Now the UN lost the 1935 election, but the Liberal government soon collapsed under the weight of its scandals and a new election was called for 1936. The UN entered this election not as a coalition, but as an actual political party. They won, Duplessis became premier of Quebec, and some of his first moves were to marginalize the ALN leaders in his new government. After just a few weeks most of them had left the UN, either to join the Liberals, or to reform the ALN for the next election. Duplessis’s party basically reverted to the old Conservative party, and he ruled Quebec from 1936 to 1939, and then from 1944 to 1959, with what some would call an iron fist.
It wasn’t until the sixties that some of the ALN’s proposed reforms (the nationalization of electrical companies, for example) were finally put in place.
Of course, we could argue that this is the same case as for Andrew Johnson. Duplessis was a Conservative all along; even as he allied with a party with different objectives, we could expect his nature to come back to the surface soon enough.
Peru’s Fujimori. He ran a campaign specifically against economic reform and his runoff rival political plans.
10 days into his government he implemented said economic reforms including raising the price of gasoline by 3000%.
I don’t think that counts. At the time he was running for the Democratic nomination, and his promise was made in that context. He subsequently lost that race and won the seat as an independent. IMHO he’s no longer bound by that type of promise.
I don’t think Bush would count, because I don’t know if during the political campaign of 2000 he was really in the back of his mind considering policies that had nothing to do with what he actually did as president.
I’d say recently the 2006, 2008 and 2010 elections, in the general sense, all fit the bill.
In 2006 dems ran on ending the war in Iraq and never did
In 2008 Obama ran on fighting plutocracy, secrecy and backroom deals then implemented policies supporting these things
In 2010 the GOP ran on jobs and once elected was more concerned with union busting, abortion and supply side tax cuts
I can’t think of any particular candidate though. But the platforms in the 2008 (fighting plutocracy and secrecy) and 2010 elections (creating jobs) in the general sense come across as crass manipulation since behavior in office was the near opposite.
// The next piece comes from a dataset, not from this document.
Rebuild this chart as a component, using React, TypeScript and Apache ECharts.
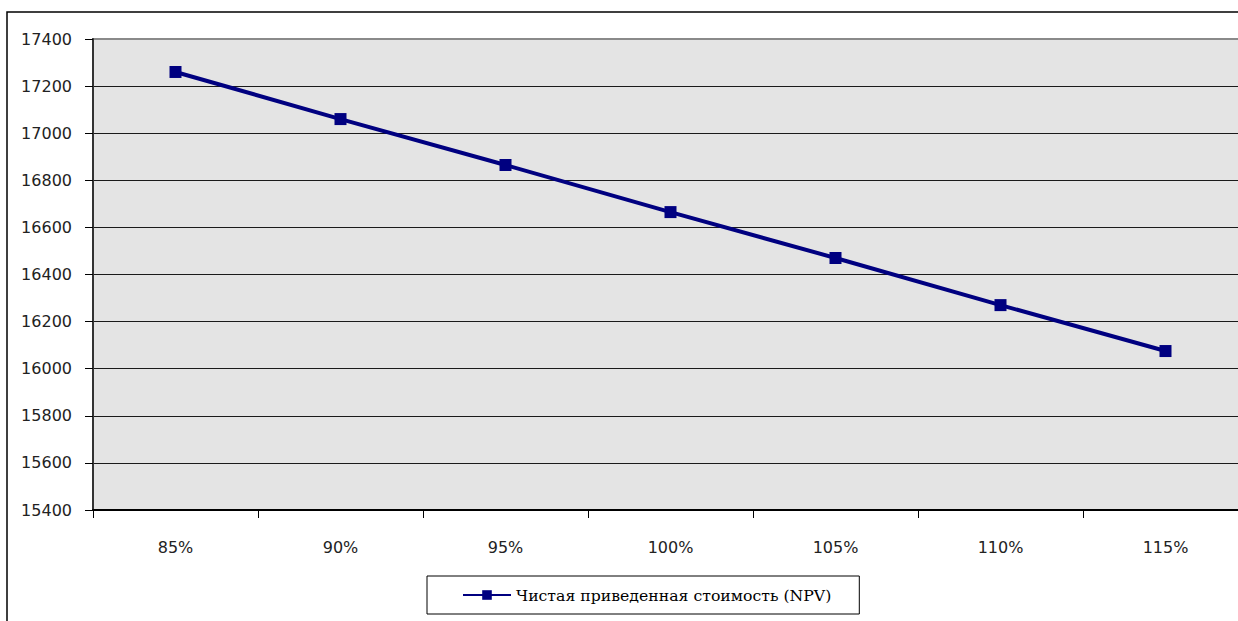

You know, I really think his personal convictions are of a conservative temperament. I really think he was in way over his head and bowed to his daddy’s buddies far too many times. I got a sense he matured by the last year of his presidency and only wish it’d been THAT Bush that lead us through the preceding 7 years.
Vaguely remembered from the 90s, some guy ran unopposed for the Democratic nomination for a seat in some midwestern state legislature in the primary. He was quickly revealed to be from the Lyndon Larouche organization, and the state Democratic party red-facedly endorsed the Republican nominee.
He WOULD count. Invading Iraq on any excuse he can drum up was not part of his campaign platform, but wouldn’t ya know it, it was a BIG part of the Project for a New American Century’s plans for the Middle East. A lot of his administration’s top guys were members of the PNAC … Cheney, for example. So … definite Trojan Horse.